Wednesday 6 November 2013

QA & Test Conference Bilbao 2013

I went to the QA & Test conference in Bilbao and would like to share my debriefing.

Things that went well.

Met Pradeep, but I won't tell that story again.

Had a great conversation with Derk-Jan de Grood about how to get to international testing conferences, with some small tips for whose I am thankful.

Met Mauri Edo. I am a follower of this fellow tester since some time, and it was really nice to share some talks with him as well as Tony Robles, Luis Miguel Perez, Morten Hougaard and some other great people that attended this conference.

Things that I should do better.

Study the conference brochure, talks and talkers. I woke up, got a tube, flew a plane, a short ride, a cup of coffee and I got to the conference hall, and I realized that the tutorials had already begun, and I had to choose where to go and also, whenever you go to a conference with more than one thing happening at the same time, you need to have a plan BEFORE you choose, or you might feel stupid, as it happened to me. 

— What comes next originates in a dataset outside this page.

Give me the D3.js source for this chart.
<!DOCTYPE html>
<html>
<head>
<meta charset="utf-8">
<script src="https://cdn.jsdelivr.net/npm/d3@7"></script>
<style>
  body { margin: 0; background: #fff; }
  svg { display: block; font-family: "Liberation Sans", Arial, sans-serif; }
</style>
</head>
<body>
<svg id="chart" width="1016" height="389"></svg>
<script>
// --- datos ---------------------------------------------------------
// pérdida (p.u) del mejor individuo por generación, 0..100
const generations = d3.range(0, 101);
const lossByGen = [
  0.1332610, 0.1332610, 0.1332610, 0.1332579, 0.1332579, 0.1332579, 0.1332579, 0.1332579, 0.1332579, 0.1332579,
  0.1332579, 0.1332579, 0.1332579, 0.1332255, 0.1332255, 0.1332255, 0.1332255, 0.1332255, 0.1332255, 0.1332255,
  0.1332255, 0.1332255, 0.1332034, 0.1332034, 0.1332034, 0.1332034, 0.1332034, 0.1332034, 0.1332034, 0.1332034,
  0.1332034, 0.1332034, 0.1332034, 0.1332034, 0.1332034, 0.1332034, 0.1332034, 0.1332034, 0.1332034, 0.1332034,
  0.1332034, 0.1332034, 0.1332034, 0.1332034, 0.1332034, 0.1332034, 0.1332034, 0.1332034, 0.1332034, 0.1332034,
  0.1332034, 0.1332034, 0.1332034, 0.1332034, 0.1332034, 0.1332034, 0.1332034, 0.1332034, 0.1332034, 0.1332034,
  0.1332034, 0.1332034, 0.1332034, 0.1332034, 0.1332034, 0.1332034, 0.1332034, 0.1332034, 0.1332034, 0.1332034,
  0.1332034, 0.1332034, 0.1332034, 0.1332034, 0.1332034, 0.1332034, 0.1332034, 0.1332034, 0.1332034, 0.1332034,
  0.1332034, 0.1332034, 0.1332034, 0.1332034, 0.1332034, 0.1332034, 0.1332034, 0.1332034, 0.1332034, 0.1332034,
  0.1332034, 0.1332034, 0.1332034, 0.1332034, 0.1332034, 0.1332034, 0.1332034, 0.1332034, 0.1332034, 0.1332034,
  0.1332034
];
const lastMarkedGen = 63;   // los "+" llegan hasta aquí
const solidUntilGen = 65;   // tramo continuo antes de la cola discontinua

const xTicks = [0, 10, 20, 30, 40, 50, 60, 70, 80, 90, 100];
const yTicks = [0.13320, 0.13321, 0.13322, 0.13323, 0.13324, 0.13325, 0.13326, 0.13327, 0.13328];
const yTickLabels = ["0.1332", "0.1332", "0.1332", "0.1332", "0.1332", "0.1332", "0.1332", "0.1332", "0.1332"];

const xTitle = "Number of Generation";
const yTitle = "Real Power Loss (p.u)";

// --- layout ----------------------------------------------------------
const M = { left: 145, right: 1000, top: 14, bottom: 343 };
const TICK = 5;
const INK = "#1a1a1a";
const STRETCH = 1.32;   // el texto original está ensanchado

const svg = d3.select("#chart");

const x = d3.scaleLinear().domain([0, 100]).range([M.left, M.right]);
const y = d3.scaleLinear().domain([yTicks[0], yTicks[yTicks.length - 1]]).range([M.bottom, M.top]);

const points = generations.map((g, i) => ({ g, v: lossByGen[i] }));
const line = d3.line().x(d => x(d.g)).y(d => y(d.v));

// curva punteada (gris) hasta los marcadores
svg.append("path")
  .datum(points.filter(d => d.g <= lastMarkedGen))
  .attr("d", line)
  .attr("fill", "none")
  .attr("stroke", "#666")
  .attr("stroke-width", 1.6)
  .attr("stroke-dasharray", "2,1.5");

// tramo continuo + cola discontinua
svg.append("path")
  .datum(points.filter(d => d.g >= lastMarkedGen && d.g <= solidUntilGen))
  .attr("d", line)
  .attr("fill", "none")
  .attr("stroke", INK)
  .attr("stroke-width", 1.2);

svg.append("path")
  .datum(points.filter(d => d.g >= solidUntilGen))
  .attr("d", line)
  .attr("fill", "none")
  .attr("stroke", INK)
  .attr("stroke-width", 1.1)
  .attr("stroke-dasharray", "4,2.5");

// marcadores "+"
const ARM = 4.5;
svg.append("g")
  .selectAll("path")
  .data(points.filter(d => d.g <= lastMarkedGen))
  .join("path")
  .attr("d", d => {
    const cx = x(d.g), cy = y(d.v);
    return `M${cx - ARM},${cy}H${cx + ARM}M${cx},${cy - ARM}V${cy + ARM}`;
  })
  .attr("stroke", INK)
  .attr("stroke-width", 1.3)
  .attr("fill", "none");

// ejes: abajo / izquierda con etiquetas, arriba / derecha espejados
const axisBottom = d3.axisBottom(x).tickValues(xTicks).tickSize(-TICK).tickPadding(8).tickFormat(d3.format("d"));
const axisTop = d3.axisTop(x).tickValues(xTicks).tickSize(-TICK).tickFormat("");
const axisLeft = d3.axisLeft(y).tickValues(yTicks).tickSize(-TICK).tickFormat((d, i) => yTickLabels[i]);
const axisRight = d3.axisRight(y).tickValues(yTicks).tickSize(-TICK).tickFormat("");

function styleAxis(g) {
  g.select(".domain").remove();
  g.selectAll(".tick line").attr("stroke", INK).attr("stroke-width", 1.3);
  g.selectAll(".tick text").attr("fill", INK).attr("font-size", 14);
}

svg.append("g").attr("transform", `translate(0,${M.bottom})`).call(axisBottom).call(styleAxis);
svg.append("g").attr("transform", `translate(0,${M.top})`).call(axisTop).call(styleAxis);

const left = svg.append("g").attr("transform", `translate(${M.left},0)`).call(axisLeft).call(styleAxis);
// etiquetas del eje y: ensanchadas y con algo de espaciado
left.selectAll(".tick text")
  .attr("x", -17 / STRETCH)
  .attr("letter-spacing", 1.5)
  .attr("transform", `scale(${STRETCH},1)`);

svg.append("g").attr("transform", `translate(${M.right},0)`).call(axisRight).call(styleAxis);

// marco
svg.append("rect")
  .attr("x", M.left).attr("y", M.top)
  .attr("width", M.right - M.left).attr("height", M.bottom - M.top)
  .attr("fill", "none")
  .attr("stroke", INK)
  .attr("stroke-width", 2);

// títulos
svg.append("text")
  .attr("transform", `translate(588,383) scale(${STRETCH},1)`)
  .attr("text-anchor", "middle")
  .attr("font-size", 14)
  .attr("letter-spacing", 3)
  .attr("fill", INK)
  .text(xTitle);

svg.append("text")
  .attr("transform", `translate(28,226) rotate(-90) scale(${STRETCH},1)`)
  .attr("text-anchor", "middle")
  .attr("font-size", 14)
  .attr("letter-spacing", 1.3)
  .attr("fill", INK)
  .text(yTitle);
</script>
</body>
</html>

As for the talks, try to find some problem that you might have that could be addressed on the talk, be selective and remember to mark at what time and where the talk starts. I lost the beginning of Mauri Edo's talk because of my bad planning.

When looking for talkers, check if they blog, if they tweet and read a bit about what they write about, maybe you find some common topic that could come out if some conversation happens.

Things that I should not do again.

Go without contact cards. Kyungsoo Yang, who came all the way from Korea, was so kind to give me his contact card and I found myself without being able to respond with my own. Somewhere there was an blog post about this, I knew about it, so I knew it could happen, so its time to do something about that.

Three things I got out from the conference.

QA&Test is a nice little conference, where skilful and passionate testers have a opportunity to gather in such a nice city as Bilbao is. Also, sponsors don't have any speaking track, so you don't have this feeling about some marketing dude selling his motorcycle.

Involve in the business. I knew that our product is the sum of the code and the settings, and testing the code is quite what I do, but then there is another layer, how things are set up in production, and I think this is as important to test as many questions about the business might arise from a careful observation. Assisting to some talks confirmed to me this point so now I know I have a path to improve over there.

If you like conferences, submit a proposal for a talk. Because it is a cheap way to go to conferences, and a nice way to share your experience, so simple, so easy.

People to follow on twitter, At the end, I got a bunch of new people to follow, some I had conversations with, some I wish I had time for having some conversations, but hey, time is a limited resource.

I also got some nice pictures that I've shared over here.

Uh, that counts more than three, I guess I got more out of this conference than I expected :)

Saturday 2 November 2013

How I met Pradeep Soundararajan

When my friend +Tirtharaja Dasa and I started testing software, back in 2008, we started by doing what the previous two testers did before us. But since they got fired ( yeah, the same day we became testers ) we soon realized that we needed to do better... if we wanted to keep the job.

So we started researching what software testing was about and at some point we got to Alan Page and James Whittaker, who lead us to Cem Kaner, and then to James Bach and Michael Bolton.
We purchased and read books written by all of them, mainly because our company did have a budget for books and a pool of time to read those books, you know, it was like the Google 20% time, just in another context.

And then, we got to this blog, testertested and started reading the posts, of a tester from somewhere in India, who not only did talk about testing, but he also was telling 'Hey, if I can do this, it only means that you can do this too!". I remember spending nights reading back his posts, looking one more article just before I go to bed.

He was explaining why testers should blog, why they should get better testing skills, better writing skills, why they should have a social media presence, why the world should know about them... and not only talking about it, he was leading the way with his own example... And then, tired of working for other people, he decided to found his own company,

 That was enough for us. We needed to do something, so Tirtha started a blog in spanish and gave me access to write stuff too. This is how this journey started for us.

Some months ago, the people from SQS that are running the QA & Test conference in Bilbao did a competition to win a free ticket. All I had to do was to say why I should win this ticket, and if you have been reading so far, I hope you'll understand my reply:

 And :) they gave me the ticket!

I was amazed, I was going to attend a conference with Pradeep as a speaker, so then I decided to do the walk, and I asked if I could invite him to dinner the only night I knew I was staying in the city, and he accepted!

So we went out for a Beer at the Bar Muga and a nice dinner at the Restaurante Kasko, we talked, we shared stories, we had fun, we spent a great evening!

So that's how I met Pradeep Soundararajan.

I am a software tester, and I like the work I do. I know I can do better and there are lots of things I don't know about, or I don't understand. Some people write books or give talks that help me understand and know better. Some others lead by example, doing things that they think that can be done and explaining about it.

Good testers think that things can be different, and I had the chance of spending one evening with a great tester and a greater person.

Thank you Pradeep, It has been an honor for me.